Cela créé une dynamique ambiguë, à la fois cocasse et sinistre, que Philippe Lesage manie intelligemment. Le cinéaste vogue des uns aux autres avec dextérité, tirant sur les cordes sensibles. Les situations de gêne sont montrées sans demi-mesure. Cela dit, le regard porté sur les personnages n’est aucunement jugeant. Au contraire. Le réalisateur est pragmatique, au mieux empathique. Comme le feu ne tombe pas dans le pathos. Philippe Lesage surprend son spectateur, modifiant les attendus narratifs et s’engouffrant habilement là où l’on ne l’attend pas. Ce faisant, il ironise avec le possible voyeurisme de son public. Dans la dernière partie du film, un face-à-face électrique entre Blake et Jeff lors de la descente de la rivière, par exemple, finit de faire s’envoler le carcan d’attendus.
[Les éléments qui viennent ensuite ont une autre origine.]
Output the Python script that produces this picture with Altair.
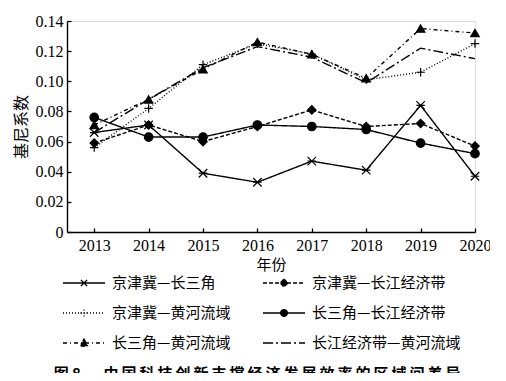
import altair as alt
import pandas as pd

years = [2013, 2014, 2015, 2016, 2017, 2018, 2019, 2020]
series_names = [
    "京津冀—长三角",
    "京津冀—长江经济带",
    "京津冀—黄河流域",
    "长三角—长江经济带",
    "长三角—黄河流域",
    "长江经济带—黄河流域",
]
jjj_csj = [0.066, 0.071, 0.039, 0.033, 0.047, 0.041, 0.084, 0.037]
jjj_cjjjd = [0.059, 0.071, 0.060, 0.070, 0.081, 0.070, 0.072, 0.057]
jjj_hhly = [0.056, 0.082, 0.111, 0.125, 0.118, 0.101, 0.106, 0.125]
csj_cjjjd = [0.076, 0.063, 0.063, 0.071, 0.070, 0.068, 0.059, 0.052]
csj_hhly = [0.071, 0.088, 0.108, 0.126, 0.118, 0.102, 0.135, 0.132]
cjjjd_hhly = [0.066, 0.088, 0.109, 0.123, 0.116, 0.099, 0.122, 0.115]
y_ticks = [0, 0.02, 0.04, 0.06, 0.08, 0.10, 0.12, 0.14]
caption_label = "图 8"
caption_text = "中国科技创新支撑经济发展效率的区域间差异"

thin = "\u2009"
caption = caption_label + "\u3000\u2002" + thin.join(caption_text)

all_values = [jjj_csj, jjj_cjjjd, jjj_hhly, csj_cjjjd, csj_hhly, cjjjd_hhly]
rows = []
for name, vals in zip(series_names, all_values):
    for yr, v in zip(years, vals):
        rows.append({"年份": yr, "系列": name, "基尼系数": v})
df = pd.DataFrame(rows)

dashes = [[1, 0], [4, 2], [1, 2], [1, 0], [4, 3, 1, 3], [10, 3, 2, 3]]
star = "M-1,-1L1,1M-1,1L1,-1M-1,0H1"
plus = "M-1,0H1M0,-1V1"
plot_shapes = [star, "diamond", plus, "circle", "triangle-up", "M0,0"]

# legend symbols: a flat sample line spanning the symbol box, with a small marker in the middle
seg = "M-1,0H1"
legend_shapes = [
    seg + "M-0.15,-0.15L0.15,0.15M-0.15,0.15L0.15,-0.15M-0.15,0H0.15",
    seg + "M0,-0.19L0.19,0L0,0.19L-0.19,0Z",
    seg + "M-0.17,0H0.17M0,-0.17V0.17",
    seg + "M0.16,0A0.16,0.16 0 1,1 -0.16,0A0.16,0.16 0 1,1 0.16,0Z",
    seg + "M0,-0.19L0.19,0.15L-0.19,0.15Z",
    seg,
]

serif = "Liberation Serif"
cjk = "Noto Sans CJK SC"

xscale = alt.Scale(domain=[2012.5, 2020], nice=False, zero=False)
yscale = alt.Scale(domain=[0, 0.14], nice=False, zero=True)

base = alt.Chart(df)

lines = base.mark_line(color="black", strokeWidth=1.4).encode(
    x=alt.X(
        "年份:Q",
        scale=xscale,
        axis=alt.Axis(
            values=years, format="d", tickSize=0, labelPadding=5,
            labelFont=serif, labelFontSize=16, labelColor="black",
            title="年份", titleFont=cjk, titleFontSize=15, titleFontWeight="normal",
            titleColor="black", titlePadding=4, domainColor="black", domainWidth=1.4,
            grid=False, labelFlush=False,
        ),
    ),
    y=alt.Y(
        "基尼系数:Q",
        scale=yscale,
        axis=alt.Axis(
            values=y_ticks, labelExpr="datum.value == 0 ? '0' : format(datum.value, '.2f')",
            tickSize=0, labelPadding=4, labelFont=serif, labelFontSize=16, labelColor="black",
            title="基尼系数", titleFont=cjk, titleFontSize=16, titleFontWeight="normal",
            titleColor="#000000", titlePadding=6, domainColor="black", domainWidth=1.4,
            grid=False,
        ),
    ),
    strokeDash=alt.StrokeDash(
        "系列:N", scale=alt.Scale(domain=series_names, range=dashes), legend=None
    ),
)

points = base.mark_point(
    filled=True, color="black", fill="black", stroke="black", strokeWidth=1.2, opacity=1, size=72
).encode(
    x=alt.X("年份:Q", scale=xscale, axis=None),
    y=alt.Y("基尼系数:Q", scale=yscale, axis=None),
    shape=alt.Shape("系列:N", scale=alt.Scale(domain=series_names, range=plot_shapes), legend=None),
)

leg = alt.Legend(
    title=None, orient="none", legendX=-5, legendY=240, columns=2, direction="horizontal",
    gridAlign="all", columnPadding=-1, rowPadding=-11, symbolSize=1764, symbolOffset=0,
    labelOffset=6, symbolStrokeWidth=1.3, symbolOpacity=1,
    labelFont=cjk, labelFontSize=15, labelColor="black", labelLimit=400,
)

legend_layer = base.mark_point(
    filled=False, color="black", fill="black", stroke="black", strokeWidth=1.3, opacity=0, size=64
).encode(
    x=alt.X("年份:Q", scale=xscale, axis=None),
    y=alt.Y("基尼系数:Q", scale=yscale, axis=None),
    shape=alt.Shape("系列:N", scale=alt.Scale(domain=series_names, range=legend_shapes), legend=leg),
    strokeDash=alt.StrokeDash(
        "系列:N", scale=alt.Scale(domain=series_names, range=dashes), legend=leg
    ),
)

ticks = base.mark_point(opacity=0).encode(
    x=alt.X(
        "年份:Q", scale=xscale,
        axis=alt.Axis(orient="top", offset=-211, values=years, labels=False, domain=False,
                      tickSize=4, tickColor="black", tickWidth=1.3, title=None, grid=False),
    ),
    y=alt.Y(
        "基尼系数:Q", scale=yscale,
        axis=alt.Axis(orient="right", offset=-408, values=y_ticks, labels=False, domain=False,
                      tickSize=4, tickColor="black", tickWidth=1.3, title=None, grid=False),
    ),
)

chart = (
    alt.layer(lines, points, legend_layer, ticks)
    .resolve_scale(shape="independent", strokeDash="independent")
    .resolve_axis(x="independent", y="independent")
    .properties(
        width=408,
        height=211,
        autosize=alt.AutoSizeParams(type="none"),
        padding={"left": 59, "top": 13, "right": 15, "bottom": 141},
        title=alt.TitleParams(
            text=caption, orient="bottom", anchor="middle", font=cjk, fontSize=15,
            fontWeight="bold", color="black", offset=16, dx=-14,
        ),
    )
    .configure_view(stroke=None)
    .configure(background="white")
)

chart.save("out.html", embed_options={"renderer": "svg", "actions": False})
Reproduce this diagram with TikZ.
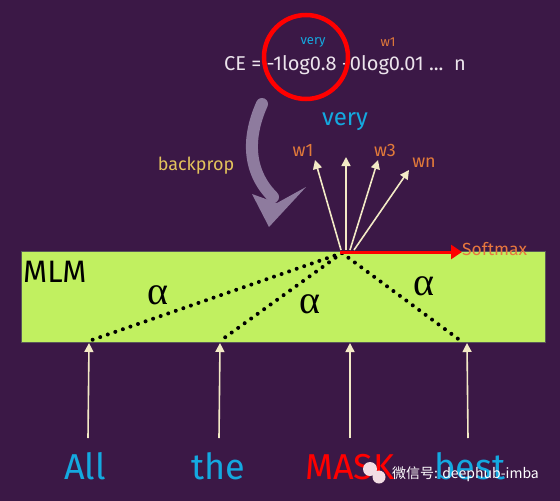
\documentclass[tikz,border=0pt]{standalone}
\usepackage{fontspec}
\setmainfont{Fira Sans}
\newfontfamily\cjk{Noto Sans CJK SC}
\newfontfamily\alphafont{Liberation Serif}
\usetikzlibrary{arrows.meta}
\definecolor{bg}{HTML}{3B1846}
\definecolor{mlmgreen}{HTML}{C1F060}
\definecolor{wordcyan}{HTML}{14A9E0}
\definecolor{worange}{HTML}{E27A3A}
\definecolor{cream}{HTML}{F3EAC6}
\definecolor{bpyellow}{HTML}{E3C35C}
\definecolor{grayarrow}{HTML}{8E7B9E}
\definecolor{formula}{HTML}{ECE4EC}
\definecolor{softorange}{HTML}{E8773E}
\definecolor{wmpink}{HTML}{F2DDE4}
\tikzset{
  fs/.style={font=\fontsize{#1}{#1}\selectfont},
  uparrow/.style={draw=cream, line width=1.6pt, -{Triangle[length=9pt,width=9pt]}},
  attn/.style={draw=black, line width=4pt, line cap=round, dash pattern=on 0pt off 8pt},
  word/.style={fs=36, inner sep=0pt, anchor=base},
  wlabel/.style={fs=18, text=worange, inner sep=0pt},
  alphalabel/.style={font=\alphafont\fontsize{40}{40}\selectfont, inner sep=0pt}
}
\begin{document}
\begin{tikzpicture}[x=1pt,y=-1pt]
\fill[bg] (0,0) rectangle (560,501);
\useasboundingbox (0,0) rectangle (560,501);

% MLM box
\node[draw=gray!70!black, line width=0.6pt, fill=mlmgreen, minimum width=524pt, minimum height=91pt, inner sep=0pt, anchor=north west] (mlm) at (21,251) {};
\node[fs=31, anchor=west, inner sep=0pt] (mlmlabel) at (23,272) {MLM};

% apex and token positions
\coordinate (apex) at (342,253);
\coordinate (tA) at (89,343);
\coordinate (tT) at (220,343);
\coordinate (tM) at (350,343);
\coordinate (tB) at (467,343);
\coordinate (dA) at (89,341);
\coordinate (dT) at (220,341);
\coordinate (dB) at (461,341);
\coordinate (sA) at (88,438);
\coordinate (sT) at (219,438);
\coordinate (sM) at (350,438);
\coordinate (sB) at (468,438);

% attention dotted lines
\draw[attn] (apex) -- (dA);
\draw[attn] (apex) -- (dT);
\draw[attn] (apex) -- (dB);
\node[alphalabel] (al1) at (158,295) {α};
\node[alphalabel] (al2) at (310,304) {α};
\node[alphalabel] (al3) at (424,286) {α};

% softmax arrow
\coordinate (smstart) at (340,252);
\coordinate (smend) at (462,252);
\draw[red, line width=3pt, -{Triangle[length=11pt,width=14pt]}] (smstart) -- (smend);
\node[fs=17.5, text=softorange, anchor=west, inner sep=0pt] (softmax) at (462,249) {Softmax};

% input arrows
\draw[uparrow] (sA) -- (tA);
\draw[uparrow] (sT) -- (tT);
\draw[uparrow] (sM) -- (tM);
\draw[uparrow] (sB) -- (tB);

% words
\node[word, text=wordcyan] (wAll) at (85,479) {All};
\node[word, text=wordcyan] (wThe) at (218,479) {the};
\node[word, text=red] (wMask) at (350,479) {MASK};
\node[word, text=wordcyan] (wBest) at (470,479) {best};

% output arrows
\coordinate (o1) at (341,250);
\coordinate (o2) at (346,250);
\coordinate (o3) at (350,250);
\coordinate (o4) at (354,250);
\coordinate (e1) at (315,160);
\coordinate (e2) at (346,157);
\coordinate (e3) at (378,160);
\coordinate (e4) at (409,170);
\draw[uparrow] (o1) -- (e1);
\draw[uparrow] (o2) -- (e2);
\draw[uparrow] (o3) -- (e3);
\draw[uparrow] (o4) -- (e4);
\node[fs=24, text=wordcyan, inner sep=0pt] (very) at (345,122) {very};
\node[wlabel] (w1) at (303,150) {w1};
\node[wlabel] (w3) at (385,150) {w3};
\node[wlabel] (wn) at (424,163) {wn};

% backprop
\node[fs=18, text=bpyellow, inner sep=0pt] (backprop) at (196,166) {backprop};
\draw[grayarrow, line width=12pt, line cap=round] (262,104) .. controls (248,135) and (246,170) .. (273,197);
\fill[grayarrow] (252,194) -- (269,227) -- (306,187) -- (277,203) -- cycle;

% formula
\node[fs=20, text=formula, inner sep=0pt] (ce) at (345,65) {CE = -1log0.8 -0log0.01 ...\ \ n};
\node[fs=13, text=wordcyan, inner sep=0pt] (smallvery) at (313,42) {very};
\node[fs=13, text=worange, inner sep=0pt] (smallw1) at (388,42) {w1};
\draw[red, line width=4.5pt] (306,57) circle[radius=42pt];

% watermark
\fill[wmpink] (370,469) circle[radius=7pt];
\fill[wmpink] (379,477) circle[radius=6.5pt];
\node[fs=14, text=white, anchor=west, inner sep=0pt] (wm) at (392,474) {\cjk 微信号: deephub-imba};
\end{tikzpicture}
\end{document}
Le contrepied est également visuel. Les cadrages sont malicieux, sortant des sentiers battus. Ça et là, les personnages secondaires placés au premier plan, la personne qui parle est mise hors champ… Là encore, Lesage tient le spectateur en haleine. À l’image, l’on retrouve d’ailleurs Balthazar Lab, qui retranscrit avec la même élégance l’intimité de la cabane et les vastes étendues naturelles du Canada. Et c’est au moyen de longs plans séquence qu’il représente les tensions intérieures et environnantes.

Comme le feu
© Shellac/Tandem
© Shellac/Tandem

Il y a ces « heures heureuses », pour reprendre ces mots qui font sens, que passent en apparence les différents personnages de Comme le feu. Et il y a le reste – du temps. Entre douleurs du passé et manque de confiance en soi, les vieux démons ne tardent pas à interférer dans les interactions. En explorant le sentiment cathartique, Philippe Lesage montre la réalité des retrouvailles familiales et amicales. Ces moments ne sont pas toujours joyeux, pas toujours évidents. Si faire face à la régression est d’autant plus complexe, le faire à plusieurs – même si c’est précisément la conséquence de cette régression -, adoucit peut-être la chose.